A minimal, educational implementation of automatic differentiation (autograd) engine and neural network library. This project was created to implement and understand backpropagation from scratch, providing insight into how modern deep learning frameworks work under the hood.

• Educational approach based on Andrej Karpathy's micrograd tutorial - https://www.youtube.com/watch?v=VMj-3S1tku0
• Built for learning and understanding automatic differentiation

Micrograd is a tiny scalar-valued autograd engine that implements backpropagation over a dynamically built DAG (Directed Acyclic Graph). It's designed to be simple, understandable, and educational, making it perfect for learning how automatic differentiation works in deep learning.

Automatic differentiation is a technique for efficiently computing derivatives of functions expressed as computer programs. In the context of machine learning, it's the backbone of backpropagation - the algorithm that enables neural networks to learn by computing gradients of loss functions with respect to model parameters.

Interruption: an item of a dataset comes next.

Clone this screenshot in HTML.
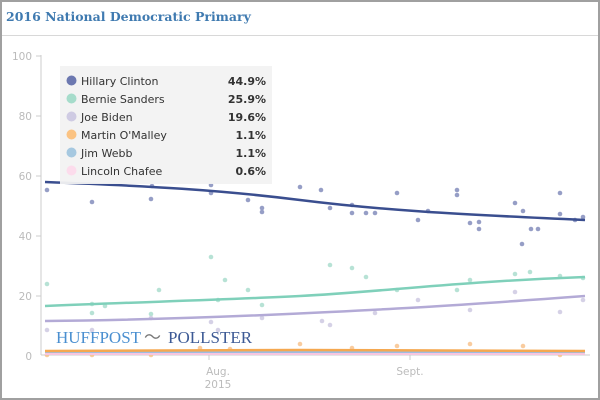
<!DOCTYPE html>
<html><head><style>
body{margin:0;background:#fff;}
.w{position:relative;width:596px;height:396px;border:2px solid #a0a0a0;font-family:"DejaVu Sans",sans-serif;}
.t{position:absolute;left:4px;top:7px;font-family:"DejaVu Serif","Liberation Serif",serif;font-weight:bold;font-size:12.5px;color:#3f7ab0;}
.hr{position:absolute;left:0;top:33px;width:596px;height:1px;background:#d8d8d8;}
</style></head><body><div class="w">
<div class="t">2016 National Democratic Primary</div><div class="hr"></div>
<svg width="596" height="396" style="position:absolute;left:0;top:0" font-family="DejaVu Sans, sans-serif">
<g transform="translate(-2,-2)">
<line x1="41" y1="55" x2="41" y2="355" stroke="#ccc"/>
<line x1="41" y1="355" x2="590" y2="355" stroke="#ccc"/>
<g stroke="#ccc"><line x1="36" y1="56" x2="41" y2="56"/><line x1="36" y1="116" x2="41" y2="116"/><line x1="36" y1="176" x2="41" y2="176"/><line x1="36" y1="236" x2="41" y2="236"/><line x1="36" y1="296" x2="41" y2="296"/><line x1="209" y1="355" x2="209" y2="360"/><line x1="410" y1="355" x2="410" y2="360"/></g>
<g fill="#bbb" font-size="10.5" text-anchor="end"><text x="32" y="60">100</text><text x="32" y="120">80</text><text x="32" y="180">60</text><text x="32" y="240">40</text><text x="32" y="300">20</text><text x="32" y="360">0</text></g>
<g fill="#bbb" font-size="10.5" text-anchor="middle"><text x="218" y="375">Aug.</text><text x="218" y="388">2015</text><text x="410" y="375">Sept.</text></g>
<g fill="#7d86b8" opacity="0.8">
<circle cx="47" cy="190" r="2.3"/><circle cx="92" cy="202" r="2.3"/><circle cx="92" cy="172" r="2.3"/><circle cx="151" cy="199" r="2.3"/><circle cx="152" cy="186" r="2.3"/><circle cx="211" cy="185" r="2.3"/><circle cx="211" cy="193" r="2.3"/><circle cx="248" cy="200" r="2.3"/><circle cx="262" cy="208" r="2.3"/><circle cx="262" cy="212" r="2.3"/><circle cx="300" cy="187" r="2.3"/><circle cx="321" cy="190" r="2.3"/><circle cx="330" cy="208" r="2.3"/><circle cx="352" cy="205" r="2.3"/><circle cx="352" cy="213" r="2.3"/><circle cx="366" cy="213" r="2.3"/><circle cx="375" cy="213" r="2.3"/><circle cx="397" cy="193" r="2.3"/><circle cx="418" cy="220" r="2.3"/><circle cx="428" cy="211" r="2.3"/><circle cx="457" cy="190" r="2.3"/><circle cx="457" cy="195" r="2.3"/><circle cx="470" cy="223" r="2.3"/><circle cx="479" cy="222" r="2.3"/><circle cx="479" cy="229" r="2.3"/><circle cx="515" cy="203" r="2.3"/><circle cx="523" cy="211" r="2.3"/><circle cx="522" cy="244" r="2.3"/><circle cx="531" cy="229" r="2.3"/><circle cx="538" cy="229" r="2.3"/><circle cx="560" cy="193" r="2.3"/><circle cx="560" cy="214" r="2.3"/><circle cx="575" cy="220" r="2.3"/><circle cx="583" cy="217" r="2.3"/>
</g>
<g fill="#a6dccb" opacity="0.8">
<circle cx="47" cy="284" r="2.3"/><circle cx="92" cy="304" r="2.3"/><circle cx="92" cy="313" r="2.3"/><circle cx="105" cy="306" r="2.3"/><circle cx="151" cy="314" r="2.3"/><circle cx="159" cy="290" r="2.3"/><circle cx="211" cy="257" r="2.3"/><circle cx="218" cy="300" r="2.3"/><circle cx="225" cy="280" r="2.3"/><circle cx="248" cy="290" r="2.3"/><circle cx="262" cy="305" r="2.3"/><circle cx="330" cy="265" r="2.3"/><circle cx="352" cy="268" r="2.3"/><circle cx="366" cy="277" r="2.3"/><circle cx="397" cy="290" r="2.3"/><circle cx="457" cy="290" r="2.3"/><circle cx="470" cy="280" r="2.3"/><circle cx="515" cy="274" r="2.3"/><circle cx="530" cy="272" r="2.3"/><circle cx="560" cy="276" r="2.3"/><circle cx="583" cy="278" r="2.3"/>
</g>
<g fill="#cbc6e0" opacity="0.8">
<circle cx="47" cy="330" r="2.3"/><circle cx="92" cy="330" r="2.3"/><circle cx="151" cy="318" r="2.3"/><circle cx="211" cy="322" r="2.3"/><circle cx="218" cy="330" r="2.3"/><circle cx="262" cy="318" r="2.3"/><circle cx="322" cy="321" r="2.3"/><circle cx="330" cy="325" r="2.3"/><circle cx="375" cy="313" r="2.3"/><circle cx="418" cy="300" r="2.3"/><circle cx="470" cy="310" r="2.3"/><circle cx="515" cy="292" r="2.3"/><circle cx="560" cy="312" r="2.3"/><circle cx="583" cy="300" r="2.3"/>
</g>
<g fill="#f8c088" opacity="0.8">
<circle cx="47" cy="355" r="2.3"/><circle cx="92" cy="355" r="2.3"/><circle cx="151" cy="355" r="2.3"/><circle cx="200" cy="348" r="2.3"/><circle cx="230" cy="349" r="2.3"/><circle cx="300" cy="344" r="2.3"/><circle cx="352" cy="348" r="2.3"/><circle cx="397" cy="346" r="2.3"/><circle cx="470" cy="344" r="2.3"/><circle cx="523" cy="346" r="2.3"/><circle cx="560" cy="355" r="2.3"/>
</g>
<path d="M45,182 C150,186 220,190 300,200 S450,214 585,220" fill="none" stroke="#3a4e8f" stroke-width="2.5"/>
<path d="M45,306 C140,302 220,300 300,296 S450,282 585,277" fill="none" stroke="#7fd0ba" stroke-width="2.5"/>
<path d="M45,321 C150,320 250,316 330,312 S450,306 585,296" fill="none" stroke="#b3aad6" stroke-width="2.5"/>
<path d="M45,354 L585,354" stroke="#f7c6e0" stroke-width="2"/>
<path d="M45,352 L585,352" stroke="#9dbde0" stroke-width="2"/>
<path d="M45,351 L300,350 L585,351" stroke="#f5a850" stroke-width="2.5" fill="none"/>
<text x="56" y="343" font-family="Liberation Serif, serif" font-size="17" fill="#4a8fd0">HUFFPOST</text>
<text x="144" y="343" font-family="Liberation Serif, serif" font-size="17" fill="#777">〜</text>
<text x="168" y="343" font-family="Liberation Serif, serif" font-size="17" fill="#3d5a95">POLLSTER</text>
<rect x="60" y="66" width="212" height="118" fill="#f2f2f2" opacity="0.95"/>
<g font-size="11" fill="#333">
<circle cx="71.5" cy="80.5" r="5" fill="#6c78b0"/><text x="81" y="85">Hillary Clinton</text><text x="266" y="85" text-anchor="end" font-weight="bold">44.9%</text>
<circle cx="71.5" cy="98.5" r="5" fill="#a6dccb"/><text x="81" y="103">Bernie Sanders</text><text x="266" y="103" text-anchor="end" font-weight="bold">25.9%</text>
<circle cx="71.5" cy="116.5" r="5" fill="#cfcbe3"/><text x="81" y="121">Joe Biden</text><text x="266" y="121" text-anchor="end" font-weight="bold">19.6%</text>
<circle cx="71.5" cy="134.5" r="5" fill="#fbc383"/><text x="81" y="139">Martin O'Malley</text><text x="266" y="139" text-anchor="end" font-weight="bold">1.1%</text>
<circle cx="71.5" cy="152.5" r="5" fill="#a6c8e0"/><text x="81" y="157">Jim Webb</text><text x="266" y="157" text-anchor="end" font-weight="bold">1.1%</text>
<circle cx="71.5" cy="170.5" r="5" fill="#fcdcec"/><text x="81" y="175">Lincoln Chafee</text><text x="266" y="175" text-anchor="end" font-weight="bold">0.6%</text>
</g>
</g></svg></div></body></html>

Key features of this implementation:

• Scalar-valued operations: Works with individual numbers rather than tensors
• Dynamic computation graph: The graph is built on-the-fly as operations are performed
• Reverse-mode autodiff: Implements backpropagation efficiently
• Educational focus: Clean, readable code that's easy to understand

1. Value Class: The heart of the autograd engine

   • Wraps scalar values and tracks operations
   • Maintains gradients and computation graph structure
   • Supports basic arithmetic operations (+, -, *, /, **)
   • Includes activation functions (tanh, exp)

2. Backpropagation: Automatic gradient computation

   • Topological sorting of computation graph
   • Reverse-mode differentiation
   • Chain rule application

• ✅ Basic arithmetic operations with gradient tracking
• ✅ Common activation functions (tanh, exponential)
• ✅ Automatic backpropagation through computation graphs
• ✅ Clean, readable implementation perfect for learning
• ✅ Jupyter notebook examples and visualizations

• Python 3.13 or higher
• uv package manager (recommended) or pip

1. Clone the repository:

   git clone <your-repo-url>
   cd micrograd

2. Set up the environment using uv (recommended):

   # Install uv if you haven't already
   curl -LsSf https://astral.sh/uv/install.sh | sh
   
   # Create and activate virtual environment with dependencies
   uv sync

   Or using pip:

   # Create virtual environment
   python -m venv .venv
   
   # Activate virtual environment
   # On Windows:
   .venv\Scripts\activate
   # On macOS/Linux:
   source .venv/bin/activate
   
   # Install dependencies
   pip install -e .

3. Explore the examples:

   # Start Jupyter notebook to explore examples
   jupyter notebook playground.ipynb

from micrograd.value import Value

# Create values
a = Value(2.0, _label='a')
b = Value(-3.0, _label='b')
c = Value(10.0, _label='c')

# Build computation graph
d = a * b
e = d + c
f = e.tanh()

# Perform backpropagation
f.backward()

# Check gradients
print(f"a.grad = {a.grad}")  # Gradient of f with respect to a
print(f"b.grad = {b.grad}")  # Gradient of f with respect to b
print(f"c.grad = {c.grad}")  # Gradient of f with respect to c

# Example of a simple neuron
x1, x2 = Value(1.0), Value(2.0)  # inputs
w1, w2 = Value(-3.0), Value(1.0)  # weights
b = Value(6.88137)  # bias

# Forward pass
z = x1*w1 + x2*w2 + b
o = z.tanh()

# Backward pass
o.backward()

print(f"Output: {o.data}")
print(f"Gradients: w1={w1.grad}, w2={w2.grad}, b={b.grad}")

micrograd/
├── micrograd/
│   ├── __init__.py          # Package initialization
│   └── value.py             # Core Value class with autograd
├── playground.ipynb         # Jupyter notebook with examples
├── pyproject.toml          # Project configuration
├── README.md               # This file
└── uv.lock                 # Dependency lock file

This implementation is inspired by and follows the educational approach from:

🎥 The spelled-out intro to neural networks and backpropagation: building micrograd by Andrej Karpathy

This excellent video tutorial walks through building a similar autograd engine from scratch, explaining the mathematical foundations and implementation details step by step.

The Value class is the core of the autograd engine. Each instance represents a node in the computation graph:

• data: The actual numerical value
• grad: The gradient (derivative) of the final output with respect to this value
• _prev: Set of parent nodes in the computation graph
• _op: String representation of the operation that created this value
• _backward: Function that computes gradients for this operation

1. Forward Pass: Operations build a computation graph automatically
2. Topological Sort: Orders nodes to ensure gradients flow correctly
3. Backward Pass: Applies chain rule to compute gradients recursively

This is an educational project! Feel free to:

• Add more operations (sin, cos, log, etc.)
• Implement additional activation functions
• Add visualization tools for computation graphs
• Create more examples and tutorials

This project is open source and available under the MIT License.